Que ne ferait-on pas pour ne pas être Canadien-français ?
Avez-vous remarqué que les failles de l'identité d'emprunt qu'est
l'identité québécoise ne cessent d'apparaître ? Le discours
politico-médiatique doit sans cesse pallier à son imprécision. En
effet, pour ne pas dire canadien-français, ce qui serait mal vu, on
contournera la difficulté que pose la pluralité de l'identité
Québécoise par la pirouette du « Québécois francophone ». Mais
qui est-il celui-là ? Est-il autre chose qu'un Canadien-français
qui n'a plus que sa langue ? On serait bien tenté de répondre par
l'affirmative. En tout cas, il ne fait pas de doute qu'une identité
plus riche et surtout plus claire s'est effacée au profit d'un dénominateur
commun plus conforme aux valeurs canadian : la québécitude. Faut-il rappeler que le Canada ne reconnaît pas sa nation fondatrice
? Que dire ! Officiellement, il ne reconnaît aucune nation, seuls des
« francophones » et des « anglophones » y sont reconnus. D'un océan à l'autre.
L'affaire
est donc loin d'être anecdotique. Au Québec, la loi qu'on estime pouvoir servir de noyau à la future constitution québécoise, nous dit-on, encode pourtant le flou identitaire. Pour une part, on tiendra à distance la diaspora québécoise. Surtout, on insistera pour exprimer l'absence de toute sympathie à son égard. Ne faut-il pas la tenir pour moribonde depuis cinquante ans bien comptés ? Pas d'alliance possible avec ces sépulcres blanchis dans la contestation du Canada. Mais, en revanche, on aura aucun problème à se croire une nation avec nos potes anglo-saxons qui profitent encore aujourd'hui, sur notre propre territoire, des avantages de la conquête. Pour avoir perdu la capacité de nous situer et de nous nommer correctement, c'est l'esprit de la constitution
canadienne qui l'emporte. C'est effectivement cet esprit qui ressort dans la fameuse Loi
99, néanmoins applaudie par la plupart de nos bons québécois.
Pour
aller à l'essentiel, la Loi 99 est une embrouille. Elle ne parle pas
du monde réel quand elle manque à reconnaître l'existence de deux
nations principales au Québec, deux nations en perpétuelle concurrence
sur son territoire. Dans les considérants de la loi, la nation
canadienne-française y est réduite, dans ce charme qui plaît tant
au Canada, à une « majorité francophone ».L'expression renvoie à des individus, elle ne dit rien de l'existence d'une communauté nationale. La formule est donc conforme à l'esprit de la loi canadienne sur les langues officielles (1969), qui ne fait pas de la langue un trait national mais un choix personnel ! Quant à la nation canadienne-anglaise, dont le berceau est
le Québec, mais qui s'estime inséparablement liée au Canada, elle
est définie par l'euphémisme hilarant de « communauté aux
droits consacrés ». Mais, s'interrogera le curieux, droits
consacrés où, quand et comment ? Peut-être par les canons de 1759 ! Et finalement, surprise, la Loi 99 apparaît maintenant
débarrassée de toute réserve antérieure quand elle reconnaît
explicitement, au sein du peuple québécois, un total de onze
nations ethniques autochtones. Rien que ça ! Mais la nation canadienne-française, elle, attend encore d'être reconnue par The province of Quebec.
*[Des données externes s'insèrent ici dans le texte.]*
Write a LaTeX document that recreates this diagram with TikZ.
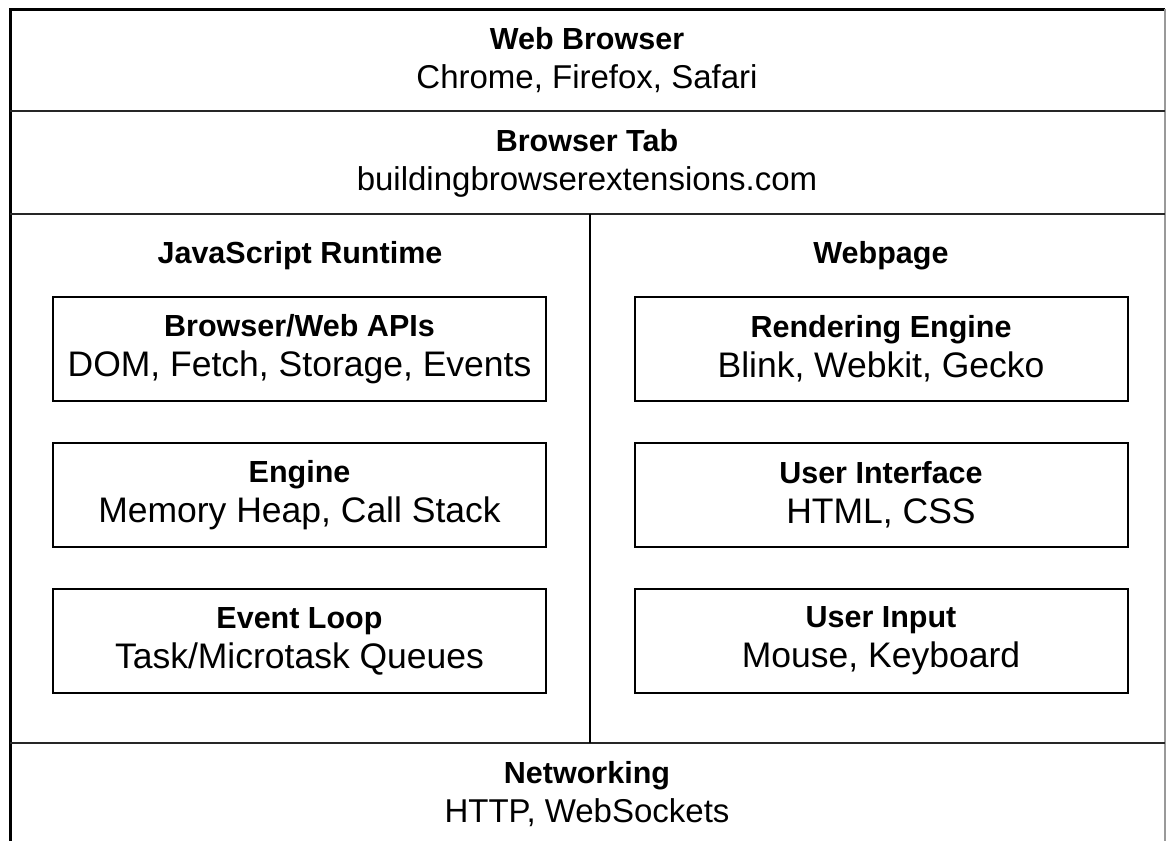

Inutile d'aller plus loin, le
portrait des nations au Québec ressort très déformé avec cette
loi, c'est le moins qu'on puisse dire. C'est le résultat de la prépondérance des concepts anglos de la nation et de
l'État. Avec cette loi, l'État s'est attribué le pouvoir de finasser
sur l'existence des nations pour aboutir à une création nouvelle, sous les
auspices d'un juridisme qui, apparemment, peut tout faire. On est loin
de la conception organique des nations et du rôle de
l'État. L'État devrait d'abord reconnaître l'existence des nations internes telles qu'elles sont, garantir leur égalité
de droits pour, éventuellement, gérer un ré-équilibrage échelonnée dans le temps en faveur
des nations qui ont subi et qui continuent de subir des préjudices.
Or, dans le Loi 99, l'État du Québec ne joue en rien ce rôle. Il
s'affirme plutôt comme l'État d'une province du Canada,
dont le rôle consiste à perpétuer les privilèges issus de la
conquête au profit d'une « communauté aux droits consacrés. »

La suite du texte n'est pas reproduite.